After looking at configuration data from 16 distinct network devices, digital security firm ESET found that over 56% – nine routers – contained sensitive company data.

Corporate secrets readily available on recycled company routers

New research into the fate of corporate network devices sold and bought on the secondary market represents a major cause for security concern.

After looking at configuration data from 16 distinct network devices, digital security firm ESET found that over 56% – nine routers – contained sensitive company data.

Of the networks that had complete configuration data available:

  • 22% contained customer data
  • 33% exposed data allowing third-party connections to the network
  • 44% had credentials for connecting to other networks as a trusted party
  • 89% itemized connection details for specific applications
  • 89% contained router-to-router authentication keys
  • 100% contained one or more of IPsec or VPN credentials, or hashed root passwords
  • 100% had sufficient data to reliably identify the former owner/operator

“The potential impact of our findings is extremely concerning and should be a wake-up call,” said Cameron Camp, the ESET security researcher who led the project. 

“We would expect medium-sized to enterprise companies to have a strict set of security initiatives to decommission devices, but we found the opposite. Organisations need to be much more aware of what remains on the devices they put out to pasture, since a majority of the devices we obtained from the secondary market contained a digital blueprint of the company involved, including, but not limited to, core networking information, application data, corporate credentials, and information about partners, vendors, and customers,” Camp continued.

Organisations often recycle aging tech through third-party companies that are charged with verifying the secure destruction or recycling of digital equipment and the disposal of the data contained therein. Whether an error by an e-waste company or the company’s own disposal processes, a range of data was found on the routers, including:

Third-party data: As we have seen in real-world cyberattacks, a breach of one company’s network can proliferate to their customers, partners, and other businesses with whom they may have connections.

Trusted parties: Trusted parties (which could be impersonated as a secondary attack vector) would accept certificates and cryptographic tokens found on these devices, allowing a very convincing adversary in the middle (AitM) attack with trusted credentials, capable of syphoning off corporate secrets, with victims unaware for extended periods.

Customer data: In some cases, core routers point to internal and/or external information stores with specific information about their owners’ customers, sometimes stored on premises, which can open customers up to potential security issues if an adversary is able to gain specific information about them.

Specific applications: Complete maps of major application platforms used by specific organisations, both locally hosted and in the cloud, were scattered liberally throughout the configurations of these devices. 

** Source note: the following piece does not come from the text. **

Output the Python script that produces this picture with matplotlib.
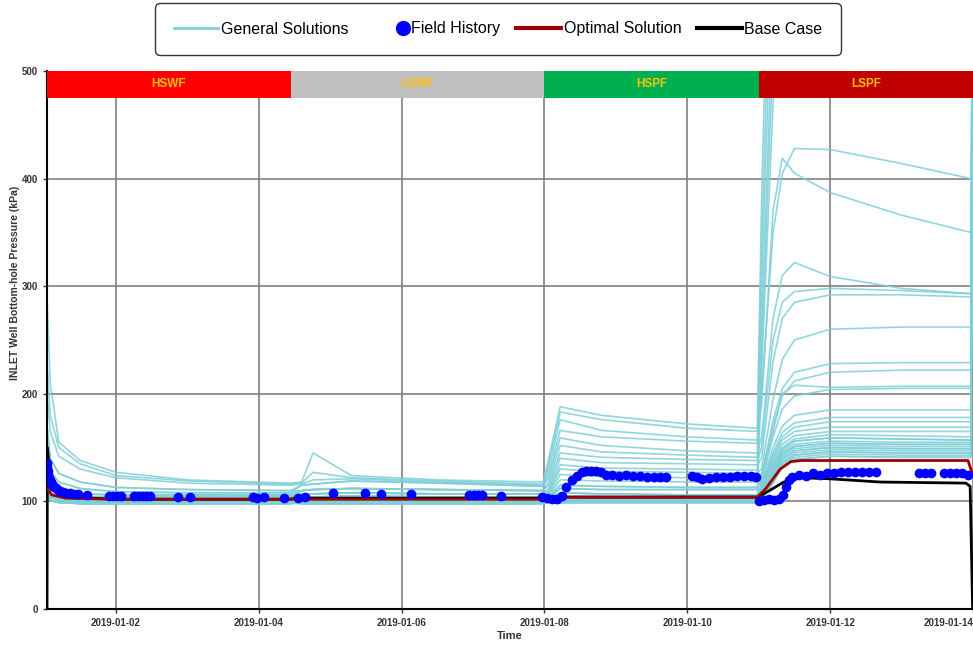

These applications range from corporate email to trusted client tunnels for customers, physical building security such as specific vendors and topologies for proximity access cards and specific surveillance camera networks, and vendors, sales and customer platforms, to mention a few. 

Experts were able to determine over which ports and from which hosts those applications communicate, which ones they trust, and which ones they do not. Due to the granularity of the applications and the specific versions used in some cases, known vulnerabilities could be exploited across the network topology that an attacker would already have mapped.

Extensive core routing information: From core network routes to BGP peering, OSPF, RIP and others, researchers found complete layouts of various organisations’ inner workings, which would provide extensive network topology information for subsequent exploitation, were the devices to fall into the hands of an adversary. 

Recovered configurations also contained nearby and international locations of many remote offices and operators, including their relationship to the corporate office – more data that would be highly valuable to potential adversaries. IPsec tunnelling can be used to connect trusted routers to each other, which can be a component of WAN router peering arrangements and the like.

Trusted operators: The devices were loaded with potentially crackable or directly reusable corporate credentials – including administrator logins, VPN details, and cryptographic keys – that would allow bad actors to seamlessly become trusted entities and thus to gain access across the network.

ESET’s Security Chief, Tony Anscombe, said:

“There are well-documented processes for proper decommissioning of hardware, and this research shows that many companies are not following them rigorously when preparing devices for the secondary hardware market.

“Exploiting a vulnerability or spearphishing for credentials is potentially hard work. But research shows that there is a much easier way to get your hands on this data, and more. We urge organisations involved in device disposal, data destruction, and reselling of devices to take a hard look at their processes and ensure they are in compliance with the latest NIST standards for media sanitization.”

The routers in this research originated at organisations ranging from medium-sized businesses to global enterprises in a variety of industries (data centres, law firms, third-party tech providers, manufacturing and tech companies, creative firms, and software developers). 

As part of the discovery process, ESET, where possible, say they disclosed the findings to each identified organisation – several of them household names – collaborating to ensure they were aware of the details potentially compromised by others in the chain of custody of the devices. 

Some of the organisations with compromised information were unresponsive to the revelations, while others showed proficiency, handling the event as a full-blown security breach.